Chegados à Terra Platónica, o nosso olhar é pleno de espanto, trata-se de um lugar inviolável, como se estivesse mergulhado num soporífero. Onde os objetos apresentam cores vivas, belas arquiteturas de latão e vidro colorido, serigrafias pulsantes, é um campo de transcendência.
Francisco Tropa, tem na natureza do seu ato criativo, uma relação privilegiada com os jogos da imaginação. Tesouros Submersos do Antigo Egipto é o fruto dessa imaginação fortemente marcada pelo uso de códigos e processos artísticos, algum deles declaradamente duchampianos. Também Raymond Roussel e Julio Verne emergem do mapa de referências do artista, assim como as relações encriptadas com a matriz judaico-cristã da cultura ocidental, presentes através de conceitos como: céu/terra; alma/corpo; purgatório/inferno.

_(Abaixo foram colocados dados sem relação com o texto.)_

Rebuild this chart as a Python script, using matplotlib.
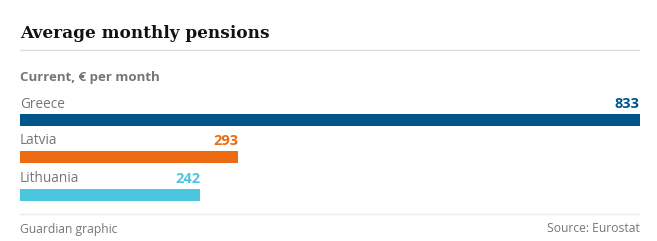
import matplotlib
matplotlib.use("Agg")
from matplotlib import pyplot as plt

# data
countries = ["Greece", "Latvia", "Lithuania"]
pensions = [833, 293, 242]
colours = ["#005689", "#ec6b12", "#4bc6df"]

title = "Average monthly pensions"
subtitle = "Current, € per month"
credit = "Guardian graphic"
source = "Source: Eurostat"

W, H = 657, 241
fig = plt.figure(figsize=(W / 100, H / 100), dpi=100)
fig.patch.set_facecolor("white")

# axes spanning the bar area horizontally, full height in pixel units
ax = fig.add_axes([20 / W, 0, 620 / W, 1])
ax.set_xlim(0, max(pensions))
ax.set_ylim(H, 0)
ax.axis("off")

grey = "#767676"
body = "Open Sans"

# title + rules
ax.text(0, 33.5, title, fontsize=12.2, fontweight="bold", family="DejaVu Serif",
        color="#121212", va="center", ha="left")
ax.axhline(49.5, color="#dcdcdc", lw=1)
ax.text(0, 77, subtitle, fontsize=9.5, fontweight="bold", family=body,
        color=grey, va="center", ha="left")

bar_y = [120, 157, 195]
for name, val, col, y in zip(countries, pensions, colours, bar_y):
    ax.barh(y, val, height=12, color=col, left=0)
    ax.text(0, y - 16, name, fontsize=9.8, family=body, color=grey,
            va="center", ha="left")
    ax.text(val, y - 16, str(val), fontsize=10.5, family=body, fontweight="bold",
            color=col, va="center", ha="right")

ax.axhline(214, color="#ececec", lw=1)
ax.text(0, 229, credit, fontsize=8.7, family=body, color=grey, va="center", ha="left")
ax.text(max(pensions), 229, source, fontsize=8.7, family=body, color=grey,
        va="center", ha="right")

fig.savefig("out.png", dpi=100, facecolor="white")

A cosmologia platónica é outro elemento de constituição da sua linguagem, seja através das palavras, seja através das imagens.
É a criação de um complexo universo, aquilo a que assistimos, um universo onde o léxico que o compõe passa por conceitos como alegoria, tempo, cinética, cenário e encenação, memória e convocação, a luz, o divino, o celestial, o sagrado e o fúnebre, tudo isto emana do seu discurso, encontramos inclusive o gesto originário, no gesto de polvilhar com areia da praia as formas geométricas de madeira, revelando assim assombrosos desenhos duma frágil beleza.
Na obra de Francisco Tropa não há um dentro e um fora, há uma cosmologia. É um lugar de desenho, de pensamento, onde se transfigurem as coisas em seres e universo. Tesouros Submersos do Antigo Egipto é esse estado de transgressão.